Menurut Jack Rothman dalam Suharto (2009: 42-47) ada tiga model dalam pengembangan masyarakat yaitu :
1. Pengembangan masyarakat lokal (locality development), yaitu proses yang ditujukan untuk menciptakan kemajuan sosial dan ekonomi bagi masyarakat melalui partisipasi aktif serta inisiatif angota masyarakat itu sendiri. Anggota masyarakat dipandang bukan sebagai sistem klien yang bermasalah melainkan sebagai masyarakat yang unik dan memiliki potensi, hanya saja potensi tersebut belum sepenuhnya dikembangkan. Pengembangan masyarakat lokal lebih berorientasi pada “tujuan proses” (process goal).
2. Perencanaan sosial (social planning), menunjuk pada proses pragmatis untuk menentukan keputusan dan menetapkan tindakan dalam memecahkan masalah sosial tertentu seperti kemiskinan, pengangguran, kenakalan remaja, dll. Perencanaan sosial berorientasi pada “tujuan tugas” (task goal).

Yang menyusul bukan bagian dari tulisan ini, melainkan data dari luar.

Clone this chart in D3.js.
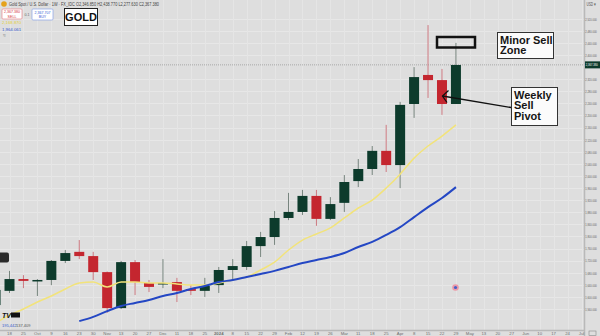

3. Aksi sosial (social action). Tujuan dan sasaran utama aksi sosial adalah perubahan-perubahan fundamental dalam kelembagaan dan struktur masyarakat melalui proses pendistribusian kekuasaan (distribution of power), sumber (distribution resources) dan pengambilan keputusan (distribution of decision making). Pendekatan aksi sosial didasari suatu pandangan bahwa masyarakat adalah sistem klien yang seringkali menjadi ‘korban’ ketidakadilan struktur. Mereka miskin karena dimiskinkan, mereka lemah karena dilemahkan, dan tidak berdaya karena tidak diberdayakan, oleh kelompok elit masyarakat yang menguasai sumber-sumber ekonomi, politik dan kemasyarakatan. Model ini berorientasi baik pada tujuan proses dan tujuan hasil.
Pekerjaan sosial dengan satu diantara metodenya, yaitu community development/community organization adalah metode yang dapat dilakukan untuk membangun masyarakat dalam rangka meningkatkan taraf hidup anggota masayarakat sendiri serta untuk memperbaiki kualitas hidup masayarakat melalui pendayagunaan sumber-sumber yang ada pada mereka serta menekankan pada prinsip partisipasi sosial, dengan menggunakan alat yaitu Participatory Rural Appraisal (PRA) yang merupakan metode yang terfokus pada proses pertukaran informasi antara pekerja sosial dengan masyarakat dan Methode Of Participation Assessment (MPA).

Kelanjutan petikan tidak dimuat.